What is GDPR?
On 25th of May 2018, the General Data Protection Regulation (GDPR) enters into force. It introduces a number of new requirements for all organizations that store, process and transmit personal data throughout the European Union. Due to the quantity and quality of the collected information, e-commerce is one of the major market segments affected by the new. This new reality raises a number of questions and concerns.
GDPR requires e-commerce operations to be prepared for the new regulations starting from May 25, 2018. One of the main challenges for compliance is the lack of a transitional period for adjustment to changes after the designated date, which means the window for taking measures to comply is small. What should e-commerce businesses do to follow good practices when it comes to protecting customer data? Here are some selected examples.
Separate checkbox, please
In order to demonstrate compliance with GDPR regulations, e-commerce shops should review their current practices regarding obtaining consent for the processing and storage of personal data. New requirements give more control to customers of online stores.
GDPR is very clear about what this process must include. It requires the e-shopping process to use checkboxes with a set of separate consents for different aspects of data usage:
- order processing
- marketing purposes
- statistics or transfer to other companies
The consent must be clearly formulated in a statement or confirmation. Each consent statement has to be easily accessible and visible to the customer because hiding consent in the regulations, without the client’s knowledge, is forbidden.
GDPR and the right to remain anonymous
Every e-commerce business should strive to protect the privacy of their clients. This is directly connected with informing them about changing rules by new entries in the regulations of online stores. GDPR is aimed at increasing consumer awareness of the rights and methods of using their personal data. A customer’s right to remain anonymous is one of them.
This means that each e-commerce client can require from the data controller access to personal data and additionally may demand the cessation of data processing. The new e-commerce regulations must also include information about the possibility for the consumer to bring a complaint to the supervisory authority.
Are you profiling me?
Profiling e-commerce clients is one of the key factors in the area of creating an offer responding to a client’s needs, targeting the ads more effectively and predicting future shopping activities. In terms of personal data processing, profiling uses the possibility of grouping e-commerce clients in demographic and behavioral terms. And GDPR also has a response to that.
From the 25th of May, 2018, each customer must know he is being profiled and online store’s responsibility is to obtain clear confirmation of this knowledge in the form of the client’s consent.
Data breach? Report it
Personal data is a valuable resource and the risk of data leakage increases every day. All e-commerce operations should pay special attention to confidential information about their own business and clients. Potential data breaches are one of the crisis situations which is also regulated by GDPR.

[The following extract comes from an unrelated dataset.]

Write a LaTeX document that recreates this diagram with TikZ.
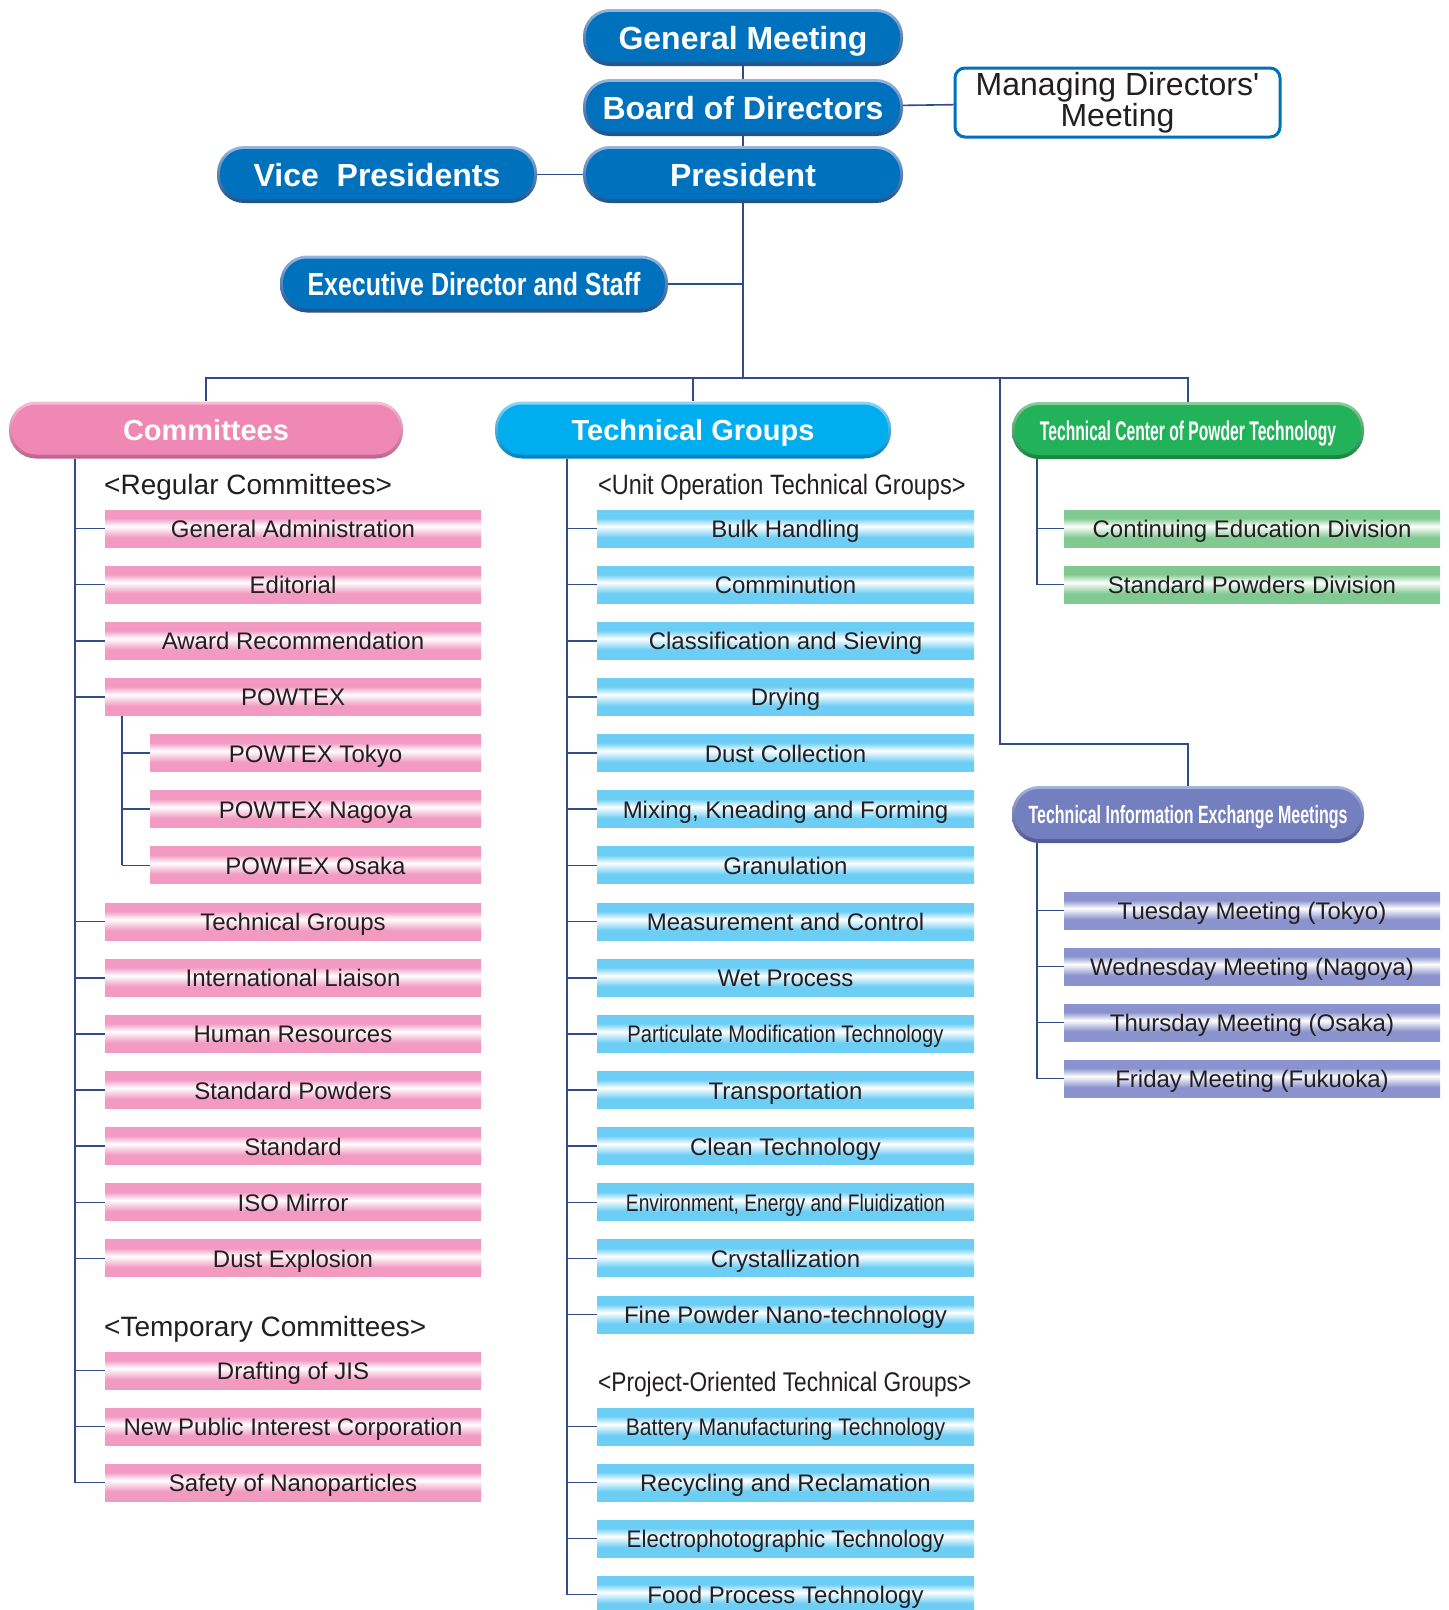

According to the new law, any incident related to a data leak or breach of its storage security must be reported to the applicable supervisory body within 72 hours from the moment of noticing the incident. Furthermore, in certain cases GDPR requires businesses to notify all persons affected by the data breach.
GDPR and the future of e-commerce
General Data Protection Regulation definitely change the e-commerce world. But what seems to be a revolution today, in the near future it will become a sign of evolution in the field of our personal data protection.
Unification of European Union law equips each e-commerce environment with a set of ready instructions that will definitely support the reinforcement of company transparency. It also gives the number of opportunities to define critical areas, streamline internal processes and improve the client’s experience. This means that this important new acronym additionally stands for Good Digital Practice Rules!